Saturday, May 3, 2008

The Short Refinance

I want to take a moment to detail, what I believe, is the next "boom" in the industry.

In 2003 - 2004, we had the refinance boom, where everyone was taking advantage of the lowest interest rates seen in 30 years, refinancing into 5/1 ARMs at 3.875% or 30 year fixeds at 5.125%.

Then, in 2005 - 2006, we had the purchase boom, where everyone was selling their home, and buying the new one. House prices screamed 50%, doubling in many cases. Homeowners took out equity in record rates, going to 100% loan to value, and even 125% loan to value, as mortgage lenders like Countrywide and Irwin Home Equity saw no end of the increasing appreciation in sight.

Now, the market has turned. Appreciation becomes depreciation, and the S&P finds itself stating that prices will likely decrease 20% across the board. Some believe prices will go back to their 2004 or 2005 levels, a likely scenario in many places. Homeowners are now faced owing more than their house is worth, and even if they had enough equity to sell in the first place (10% rule of thumb) due to increased supply, homes aren't even selling at their truly appraised value. Many are simply walking away from their homes, figuring that they're saving 50 - 200K in many places (CA, AZ, FL). Others have their subprime mortgage going up to 8% or even 9% in some cases, and find that they can't refinance due to constricting lender guidelines. Credit is simply much, much harder to get than it was even 6 months ago, much more so when they bought their home 2 - 3 years ago.

But, what are homeowners to do?

This is where the short refinance comes in.

There are some out there that know how to negotiate the principal balance of a mortgage down. Banks oftentimes accept this because it costs less than a foreclosure (normally a 40% loss). Typically, these short refinances (akin to short sales) cost the bank 20%, thus saving them 20% in the case of a foreclosure.

What happens is that the homeowner proposes that the bank reduce the amount of the overall liens by 10 - 20%, in some cases 30% where advantageous. Working with a third party negotiator is often best, because it adds a sense of objectivity and professionalism in the transaction. I, myself, act as a negotiator and charge a $500 upfront fee for each property negotiated, regardless of outcome.
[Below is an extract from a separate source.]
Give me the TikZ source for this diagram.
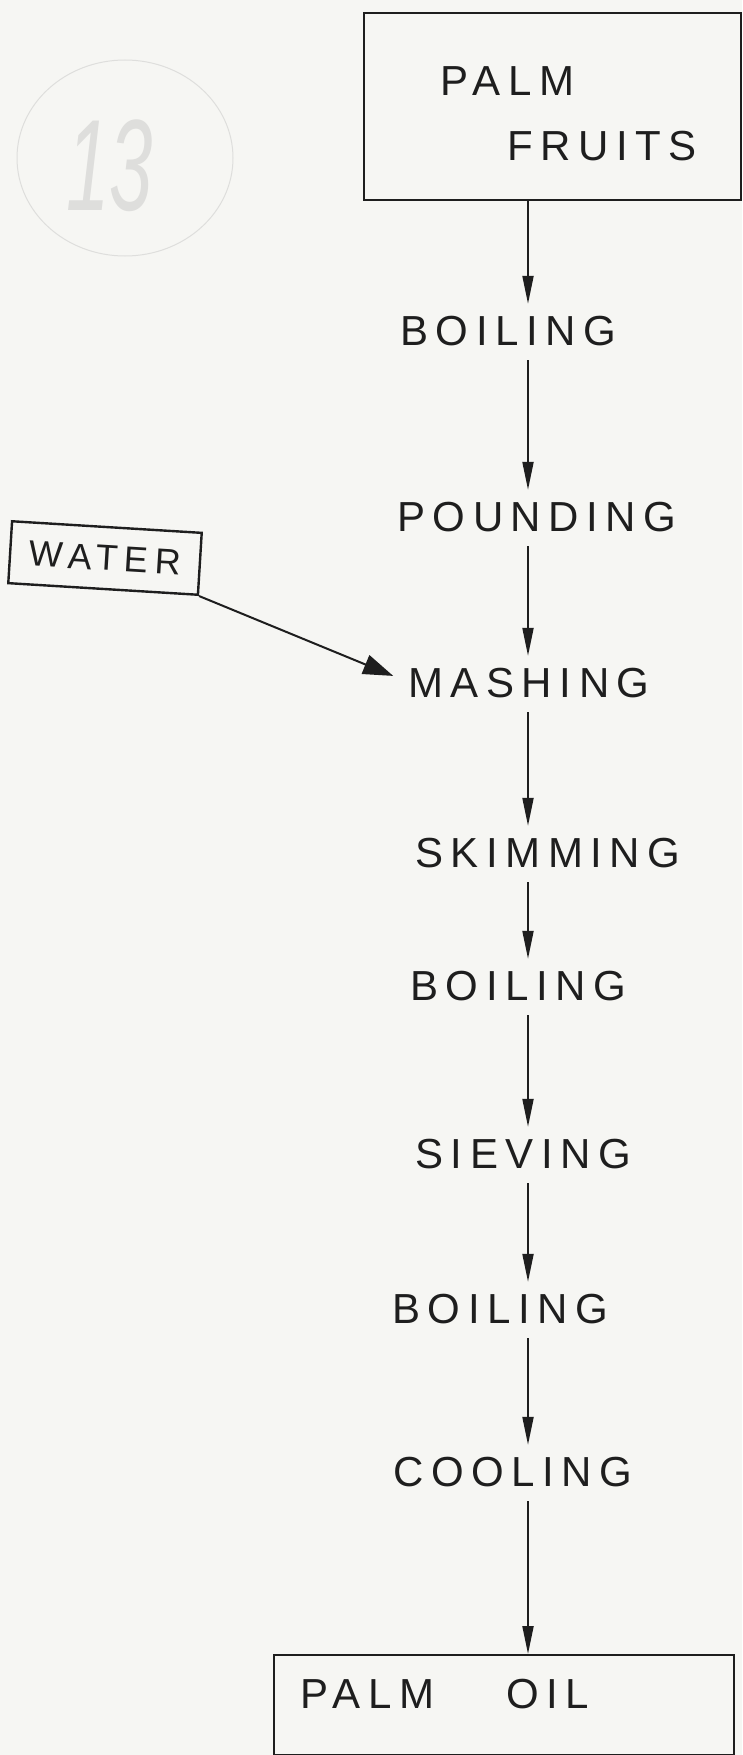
\documentclass[tikz,border=0pt]{standalone}
\usepackage{fontspec}
\newfontfamily\handfont[LetterSpace=18]{Liberation Sans}
\newfontfamily\plainfont{Liberation Sans}
\usetikzlibrary{arrows.meta}
\definecolor{paper}{RGB}{246,246,243}
\definecolor{ink}{RGB}{30,30,30}
\definecolor{pencil}{RGB}{222,222,220}
\tikzset{
  word/.style={font=\handfont\fontsize{42}{46}\selectfont, text=ink, inner sep=0pt,
    text height=30pt, text depth=0pt, minimum height=52pt, anchor=west},
  flow/.style={draw=ink, line width=2pt, -{Triangle[length=28pt,width=11pt]}, shorten <=4pt},
  boxline/.style={draw=ink, line width=2.4pt, inner sep=0pt},
  feed/.style={draw=ink, line width=2pt, -{Triangle[length=30pt,width=20pt]}},
}
\begin{document}
\begin{tikzpicture}[x=1pt,y=-1pt]
\fill[paper] (0,0) rectangle (742,1755);
\useasboundingbox (0,0) rectangle (742,1755);

% faint page annotation
\draw[pencil, line width=1pt] (125,158) ellipse [x radius=108pt, y radius=98pt];
\node[text=pencil, font=\plainfont\itshape\fontsize{130}{130}\selectfont, inner sep=0pt] (pagenum) at (110,166) {\scalebox{0.6}[1]{13}};

\coordinate (spine) at (528,0);

% source box
\node[boxline, minimum width=377pt, minimum height=187pt, anchor=north west] (fruits) at (363,12) {};
\node[word] (palm) at (440,81) {PALM};
\node[word] (fruitsword) at (507,146) {FRUITS};

% process steps
\node[word] (boil1) at (400,330) {BOILING};
\node[word] (pound) at (397,516) {POUNDING};
\node[word] (mash) at (408,682) {MASHING};
\node[word] (skim) at (415,852) {SKIMMING};
\node[word] (boil2) at (410,985) {BOILING};
\node[word] (sieve) at (415,1153) {SIEVING};
\node[word] (boil3) at (392,1308) {BOILING};
\node[word] (cool) at (393,1471) {COOLING};

% product box
\node[boxline, minimum width=460pt, minimum height=100pt, anchor=north west] (oil) at (273,1654) {};
\node[word] (oilword) at (300,1693) {PALM\hspace{72pt}OIL};

% water input
\node[boxline, word, anchor=center, font=\handfont\fontsize{36}{40}\selectfont,
  minimum width=190pt, minimum height=62pt, text height=25pt, rotate=-3.5] (water) at (105,558) {WATER};

% connectors
\draw[flow, shorten <=0pt] (fruits.south -| spine) -- (boil1.north -| spine);
\draw[flow] (boil1.south -| spine) -- (pound.north -| spine);
\draw[flow] (pound.south -| spine) -- (mash.north -| spine);
\draw[flow] (mash.south -| spine) -- (skim.north -| spine);
\draw[flow] (skim.south -| spine) -- (boil2.north -| spine);
\draw[flow] (boil2.south -| spine) -- (sieve.north -| spine);
\draw[flow] (sieve.south -| spine) -- (boil3.north -| spine);
\draw[flow] (boil3.south -| spine) -- (cool.north -| spine);
\draw[flow] (cool.south -| spine) -- (oil.north -| spine);
\draw[feed, shorten >=16pt] (water.south east) -- (mash.west);
\end{tikzpicture}
\end{document}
Many people do not believe that this is even possible. This is likely because it's such a new concept, and not many people have heard about it. Well, if you'd have told me that your house values would double from 2003 - 2006, I would've thought that was crazy....so I guess it goes both ways. The fact that there is even bailout legislation in the House currently underscores the fact that not only is this possible, but plausible, and is even being done as I write.

Ultimately, it's all about negotiating. If you're the bank, looking to lose 40% due to a possible foreclosure, losing 20% all of a sudden doesn't look to bad.

2 comments:

Jillayne Schlicke said...

David,

How many of these short refinances are you seeing as part of your everyday business?

Thanks.

Unknown said...

How would some one go about finding a reliable 3rd party negotiator to help with short refinancing?